Early this morning, I wrote a blog post criticizing South Carolina State Sen. Tom Davis for calling Federal Reserve Chairman Ben Bernanke a "traitor" and a "dictator" at the Ron Paul rally near Tampa this Sunday. Davis, a small-l libertarian Republican and Reason subscriber, then sought me out to clarify his remarks. Long story short: He's alarmed by the Fed's interventionist powers, thinks the economy and dollar are headed for collapse, he'd never spoken to a crowd that big before, and he was kind of "jacked up." A portion of our conversation:
Q: All right, so! I beat you up this morning…
A: No, actually, I was just coming here to tell you that…I don't disagree with anything you said in that piece, really.

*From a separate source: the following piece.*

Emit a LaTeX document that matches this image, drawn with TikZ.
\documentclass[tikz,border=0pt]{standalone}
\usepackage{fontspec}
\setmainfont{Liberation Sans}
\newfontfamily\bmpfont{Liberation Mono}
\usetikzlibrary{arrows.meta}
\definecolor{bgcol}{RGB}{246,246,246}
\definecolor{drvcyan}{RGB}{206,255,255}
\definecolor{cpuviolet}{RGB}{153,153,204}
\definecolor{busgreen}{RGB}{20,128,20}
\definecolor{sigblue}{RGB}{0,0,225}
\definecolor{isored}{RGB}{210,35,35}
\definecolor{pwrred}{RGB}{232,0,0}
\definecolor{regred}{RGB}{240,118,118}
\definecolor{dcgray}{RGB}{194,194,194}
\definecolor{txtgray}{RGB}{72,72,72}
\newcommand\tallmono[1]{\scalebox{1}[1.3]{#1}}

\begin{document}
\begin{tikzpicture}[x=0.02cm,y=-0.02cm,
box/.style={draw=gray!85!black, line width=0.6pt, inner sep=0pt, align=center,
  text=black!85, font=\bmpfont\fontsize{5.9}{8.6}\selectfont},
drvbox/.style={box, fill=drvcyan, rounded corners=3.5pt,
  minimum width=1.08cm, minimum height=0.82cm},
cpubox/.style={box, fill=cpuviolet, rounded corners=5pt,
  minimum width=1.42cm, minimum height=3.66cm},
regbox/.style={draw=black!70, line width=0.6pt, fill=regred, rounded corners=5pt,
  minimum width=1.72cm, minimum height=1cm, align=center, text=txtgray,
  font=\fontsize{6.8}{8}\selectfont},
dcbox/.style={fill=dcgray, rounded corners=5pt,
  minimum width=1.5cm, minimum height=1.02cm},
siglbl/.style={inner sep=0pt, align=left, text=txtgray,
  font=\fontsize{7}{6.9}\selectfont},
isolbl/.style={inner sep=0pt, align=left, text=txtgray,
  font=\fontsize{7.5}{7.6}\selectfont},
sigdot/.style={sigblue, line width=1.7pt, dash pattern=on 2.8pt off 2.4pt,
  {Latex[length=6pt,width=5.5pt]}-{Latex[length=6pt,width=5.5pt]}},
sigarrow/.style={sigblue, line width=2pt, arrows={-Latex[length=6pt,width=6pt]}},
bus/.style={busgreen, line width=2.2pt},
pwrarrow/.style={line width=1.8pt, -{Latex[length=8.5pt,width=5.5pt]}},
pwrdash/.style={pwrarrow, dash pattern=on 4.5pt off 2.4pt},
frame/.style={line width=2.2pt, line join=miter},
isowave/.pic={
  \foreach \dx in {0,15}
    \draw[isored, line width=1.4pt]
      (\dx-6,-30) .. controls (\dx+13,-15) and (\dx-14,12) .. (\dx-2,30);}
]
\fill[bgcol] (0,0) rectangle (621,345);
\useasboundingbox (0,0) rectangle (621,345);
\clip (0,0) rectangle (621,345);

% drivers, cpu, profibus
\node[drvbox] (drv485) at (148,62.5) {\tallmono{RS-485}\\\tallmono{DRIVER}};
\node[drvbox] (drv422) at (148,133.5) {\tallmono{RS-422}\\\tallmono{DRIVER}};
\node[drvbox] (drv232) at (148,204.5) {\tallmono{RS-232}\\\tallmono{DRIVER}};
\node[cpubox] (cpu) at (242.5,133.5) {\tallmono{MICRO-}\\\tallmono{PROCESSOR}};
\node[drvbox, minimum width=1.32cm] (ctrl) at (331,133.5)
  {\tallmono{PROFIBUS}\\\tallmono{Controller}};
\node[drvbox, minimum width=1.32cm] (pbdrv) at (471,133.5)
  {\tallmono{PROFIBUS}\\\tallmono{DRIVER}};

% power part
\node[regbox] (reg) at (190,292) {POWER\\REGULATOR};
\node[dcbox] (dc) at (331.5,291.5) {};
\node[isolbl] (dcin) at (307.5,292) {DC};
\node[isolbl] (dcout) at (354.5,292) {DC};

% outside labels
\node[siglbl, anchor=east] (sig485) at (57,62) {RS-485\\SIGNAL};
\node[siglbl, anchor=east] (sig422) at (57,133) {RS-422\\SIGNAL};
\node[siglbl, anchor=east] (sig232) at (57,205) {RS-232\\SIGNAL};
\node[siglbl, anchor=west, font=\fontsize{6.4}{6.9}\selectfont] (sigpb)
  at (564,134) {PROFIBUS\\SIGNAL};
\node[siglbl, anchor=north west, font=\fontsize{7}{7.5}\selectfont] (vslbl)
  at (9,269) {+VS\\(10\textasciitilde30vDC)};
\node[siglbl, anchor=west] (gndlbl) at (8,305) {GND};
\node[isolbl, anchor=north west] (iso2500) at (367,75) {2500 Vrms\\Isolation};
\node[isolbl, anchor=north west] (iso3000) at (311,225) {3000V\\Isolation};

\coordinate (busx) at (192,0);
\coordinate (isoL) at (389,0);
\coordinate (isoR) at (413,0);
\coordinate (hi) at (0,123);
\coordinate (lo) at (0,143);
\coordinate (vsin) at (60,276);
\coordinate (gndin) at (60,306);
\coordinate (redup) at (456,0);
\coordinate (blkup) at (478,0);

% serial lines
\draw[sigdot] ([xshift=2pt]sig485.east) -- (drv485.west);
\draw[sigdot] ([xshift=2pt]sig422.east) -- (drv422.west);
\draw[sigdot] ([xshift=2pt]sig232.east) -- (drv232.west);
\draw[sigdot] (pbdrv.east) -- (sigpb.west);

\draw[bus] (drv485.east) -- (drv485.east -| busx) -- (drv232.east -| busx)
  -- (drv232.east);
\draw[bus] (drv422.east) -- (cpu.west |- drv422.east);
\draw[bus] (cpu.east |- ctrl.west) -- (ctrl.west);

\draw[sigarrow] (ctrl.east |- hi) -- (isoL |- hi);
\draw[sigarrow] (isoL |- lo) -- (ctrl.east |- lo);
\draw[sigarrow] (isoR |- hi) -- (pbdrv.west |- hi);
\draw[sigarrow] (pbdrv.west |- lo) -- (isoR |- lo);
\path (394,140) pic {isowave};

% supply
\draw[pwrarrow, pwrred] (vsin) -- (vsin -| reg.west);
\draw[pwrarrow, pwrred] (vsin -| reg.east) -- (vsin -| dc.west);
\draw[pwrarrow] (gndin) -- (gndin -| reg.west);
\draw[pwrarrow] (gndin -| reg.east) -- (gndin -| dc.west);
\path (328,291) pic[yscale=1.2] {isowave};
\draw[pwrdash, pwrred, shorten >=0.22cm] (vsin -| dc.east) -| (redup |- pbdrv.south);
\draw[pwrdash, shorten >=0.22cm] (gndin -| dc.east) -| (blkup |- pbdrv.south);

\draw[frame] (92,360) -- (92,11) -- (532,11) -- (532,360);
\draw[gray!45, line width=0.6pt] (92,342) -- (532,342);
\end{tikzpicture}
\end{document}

The frustration is that when you talk about the Federal Reserve–and I understand the Federal Reserve's historic operations: they purchase securities, control the money supply, they put money in, put money out by selling Treasury securities–but in the last three years, what Ben Bernanke has done, and I guess this is what I was driving at, is quantitatively different, qualitatively different than any other Fed chairman, in that they create money out of thin air and purchase toxic assets from specific banks. They don't just make Treasury security purchases to increase reserves…so that they lower the federal funds rate, they don't do that. They're much more interventionist. […]

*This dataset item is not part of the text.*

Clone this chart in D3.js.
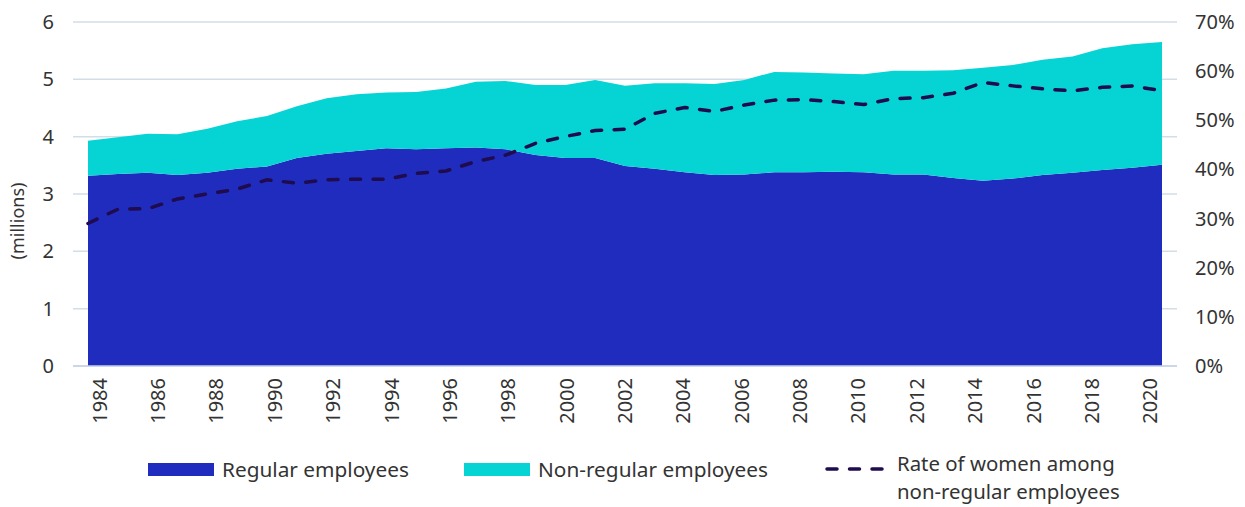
<!DOCTYPE html>
<html>
<head>
<meta charset="utf-8">
<script src="https://cdn.jsdelivr.net/npm/d3@7/dist/d3.min.js"></script>
<style>
  html, body { margin: 0; padding: 0; background: #fff; }
  svg text { font-family: "Noto Sans", "Open Sans", sans-serif; fill: #333; }
</style>
</head>
<body>
<svg id="chart" width="1245" height="507"></svg>
<script>
const years = [1984,1985,1986,1987,1988,1989,1990,1991,1992,1993,
               1994,1995,1996,1997,1998,1999,2000,2001,2002,2003,
               2004,2005,2006,2007,2008,2009,2010,2011,2012,2013,
               2014,2015,2016,2017,2018,2019,2020];
const regular = [3.32,3.35,3.37,3.33,3.37,3.44,3.48,3.63,3.70,3.75,
                 3.80,3.78,3.80,3.81,3.78,3.68,3.63,3.63,3.49,3.44,
                 3.38,3.33,3.34,3.38,3.38,3.39,3.38,3.34,3.34,3.28,
                 3.23,3.27,3.33,3.37,3.42,3.46,3.51];
const nonRegular = [0.61,0.64,0.68,0.71,0.77,0.83,0.88,0.90,0.97,0.99,
                    0.97,1.00,1.04,1.15,1.19,1.22,1.27,1.36,1.40,1.49,
                    1.55,1.59,1.65,1.75,1.74,1.71,1.71,1.81,1.81,1.88,
                    1.97,1.98,2.01,2.03,2.12,2.15,2.14];
const womenRate = [29.0,31.9,32.0,34.0,35.0,36.0,37.9,37.2,37.9,38.0,
                   38.0,39.2,39.7,41.6,42.9,45.3,46.7,47.9,48.2,51.4,
                   52.6,51.8,53.1,54.1,54.2,53.8,53.2,54.4,54.6,55.5,
                   57.7,57.0,56.4,56.0,56.7,57.0,56.0];
const leftTicks = [0,1,2,3,4,5,6];
const rightTicks = [0,10,20,30,40,50,60,70];
const yearLabels = years.filter(y => y % 2 === 0);
const seriesNames = ["Regular employees", "Non-regular employees"];
const lineName = ["Rate of women among", "non-regular employees"];
const colors = { regular: "#1f2cbd", nonRegular: "#06d3d3", line: "#1f0b4d", grid: "#d3dde8" };

const svg = d3.select("#chart");
const plot = { left: 88, right: 1162, top: 22, bottom: 366 };

const x = d3.scaleLinear().domain([1984, 2020]).range([plot.left, plot.right]);
const xLab = d3.scalePoint().domain(years).range([plot.left, plot.right]).padding(0.4);
const y = d3.scaleLinear().domain([0, 6]).range([plot.bottom, plot.top]);
const yR = d3.scaleLinear().domain([0, 70]).range([plot.bottom, plot.top]);

// gridlines
svg.append("g").selectAll("line").data(leftTicks).join("line")
  .attr("x1", 73).attr("x2", 1177)
  .attr("y1", d => y(d)).attr("y2", d => y(d))
  .attr("stroke", colors.grid).attr("stroke-width", 1.5);

// stacked areas
const table = years.map((yr, i) => ({ year: yr, regular: regular[i], nonRegular: nonRegular[i] }));
const stack = d3.stack().keys(["regular", "nonRegular"])(table);
const area = d3.area().x(d => x(d.data.year)).y0(d => y(d[0])).y1(d => y(d[1]));
svg.append("g").selectAll("path").data(stack).join("path")
  .attr("d", area)
  .attr("fill", d => colors[d.key]);

// baseline
svg.append("line").attr("x1", 73).attr("x2", 1177)
  .attr("y1", y(0)).attr("y2", y(0))
  .attr("stroke", "#c5d2e6").attr("stroke-width", 1.5);

// dashed line
const line = d3.line().x((d, i) => x(years[i])).y(d => yR(d));
svg.append("path").datum(womenRate)
  .attr("d", line)
  .attr("fill", "none").attr("stroke", colors.line)
  .attr("stroke-width", 3.5).attr("stroke-linecap", "round")
  .attr("stroke-dasharray", "10 12.5");

// left axis labels
svg.append("g").selectAll("text").data(leftTicks).join("text")
  .attr("x", 54).attr("y", d => y(d)).attr("dy", "0.35em")
  .attr("text-anchor", "end").style("font-size", "20px")
  .text(d => d);

// right axis labels
svg.append("g").selectAll("text").data(rightTicks).join("text")
  .attr("x", 1195).attr("y", d => yR(d)).attr("dy", "0.35em")
  .attr("text-anchor", "start").style("font-size", "20px")
  .text(d => d + "%");

// x labels
svg.append("g").selectAll("text").data(yearLabels).join("text")
  .attr("transform", d => `translate(${xLab(d)},378) rotate(-90)`)
  .attr("dy", "0.35em").attr("text-anchor", "end").style("font-size", "20px")
  .text(d => d);

// y title
svg.append("text")
  .attr("transform", "translate(18,221) rotate(-90)")
  .attr("dy", "0.35em").attr("text-anchor", "middle").style("font-size", "18px")
  .text("(millions)");

// legend
const lg = svg.append("g");
lg.append("rect").attr("x", 148).attr("y", 463).attr("width", 66).attr("height", 13).attr("fill", colors.regular);
lg.append("text").attr("x", 222).attr("y", 470).attr("dy", "0.35em").style("font-size", "20.8px").text(seriesNames[0]);
lg.append("rect").attr("x", 464).attr("y", 463).attr("width", 66).attr("height", 13).attr("fill", colors.nonRegular);
lg.append("text").attr("x", 538).attr("y", 470).attr("dy", "0.35em").style("font-size", "20.8px").text(seriesNames[1]);
lg.append("line").attr("x1", 827).attr("x2", 886).attr("y1", 469).attr("y2", 469)
  .attr("stroke", colors.line).attr("stroke-width", 3.5).attr("stroke-linecap", "round")
  .attr("stroke-dasharray", "10 12.5");
const lt = lg.append("text").attr("x", 897).attr("y", 471).style("font-size", "20.4px");
lt.selectAll("tspan").data(lineName).join("tspan")
  .attr("x", 897).attr("dy", (d, i) => i === 0 ? 0 : 28)
  .text(d => d);
</script>
</body>
</html>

And I guess my point was is, I don't think a lot of people are aware of the more interventionist role the Federal Reserve has played. Not only in the monetary supply–and I'm an Austrian, I mean, I believe in the boom-bust cycle, I believe that artificially lowering the rates you send the wrong signals to capital producers, and they overproduce, then you have the boom, and then you have the bust; I buy into all that, I think that's bad–but what Bernanke has done is just exponentially worse, because he's introduced an element of discretion into it. The Fed will decide what banks and what businesses it wants to help out, and which they don't.
And of course I was speaking metaphorically when I said, you know, "traitor," or "dictator." I guess my frustration is, what word, or what way do you communicate the facts in a way that resonates with people and then has them sit up and say "This is really hurting us"?
For the last year I've been going around the state, I don't have a primary challenge or a general election challenge, so I've had a chance to kind of go around and talk to people about the Federal Reserve, and monetary supply, and the fact that they've tripled the monetary base in three years, and that they're now out there, you know, like a rogue venture capitalist deciding who they're going to bail out. And so when you get up there and you start to talk about these things, and 10,000 people are around you, you kind of get jacked up.
A: But I don't disagree with you at all when you say…that the facts themselves are compelling enough where you don't need hyperbole and you don't need exaggeration….I agree with that.
Q: So that you know–I'm a terrible literalist.
A: Oh, so you're the one who pulled out the definition of treason in the Constitution! […]
So this whole house of cards–I mean it's sort of like on the roadrunner, with the coyote, when he's running of the cliff and he's going like that and he's fine until he looks down, then he falls like a rock. At some point in time we're going to realize and look down, and we're going to fall like a rock.
And so I get up there in a setting like that, and especially in a crowd like that…it kind of starts to feed on itself. So my main point in coming here was to say: You're right, you don't win the debate by hyperbole…but sometimes you do need to use provocative language in order to really relay to your audience that this is something that I really think is serious.
I don't think he's a traitor. But I do think if you want to say monetary dictator I think that's probably more accurate. I wasn't trying to refer to him as a Mussolini or a Hitler or anything like that.